Pulau Jawa, sebagai wilayah aktif secara tektonik, kerap mengalami gempa bumi
besar akibat pertemuan Lempeng Eurasia dan Indo-Australia. Aktivitas seismik
ini berpotensi memengaruhi kestabilan medan gravitasi dan model geoid regional
yang menjadi fondasi penting dalam berbagai aplikasi geospasial, seperti pemetaan
presisi, perencanaan infrastruktur, dan mitigasi bencana. Studi ini bertujuan untuk
mengevaluasi dampak gempa bumi terhadap perubahan geoid dengan studi kasus
gempa Pangandaran (Mw 7.7) yang terjadi di lepas pantai selatan Jawa.
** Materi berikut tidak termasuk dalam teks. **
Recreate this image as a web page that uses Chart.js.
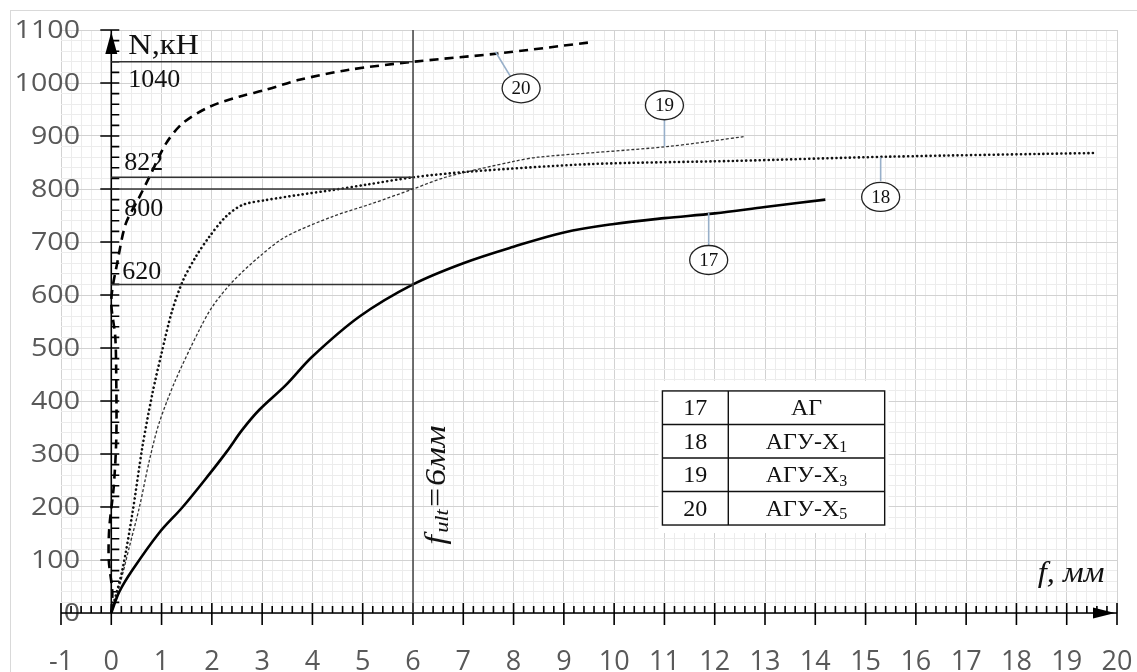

Penelitian ini bertujuan untuk menganalisis dampak gemppa terhadap pemodelan
geoid regional pulau jawa yang dihitung dengan metode Kongens Tekniska
Högskola (KTH). Data yang digunakan yaitu data gayaberat kombinasi airborne,
terestris, data DTU17, data model medan gravitasi global (GGM), data tinggi
GNSS-leveling, serta data elevasi dari DEM (SRTM15 dan SRTM3). Pemodelan
geoid metode KTH dilakukan menggunakan software LSMSSOFT dan MatLab.
Pemodelan perubahan gayaberat dan perubahan geoid akibat gempa menggunakan
data 4 model gempa di pulau jawa yang diambil dari equake.rc.info. Uji ketelitian
model geoid terhadap 186 titik GNSS-Sipat datar wilayah Jawa. Setelah itu
dilakukan uji statistik untuk mengetahui signifikansi gempa terhadap model geoid.
Dampak gempa dianalisis melalui perubahan gayaberat akibat redistribusi massa
menggunakan pendekatan elastostatika Okubo, kemudian dikaji efeknya terhadap
perubahan geoid.
Hasil uji statistik menunjukkan tidak adanya perbedaan signifikan pada medan
gravitasi dan permukaan geoid pascagempa, hal ini menunjukan bahwa geoid
merupakan bidang referensi vertikal yang stabil. Pembaruan geoid dilakukan jika
akurasi model geoid telah mencapai 1 cm, peningkatan akurasi model geoid dapat
dilakukan salah satunya dengan menambah pengukuran gayaberat.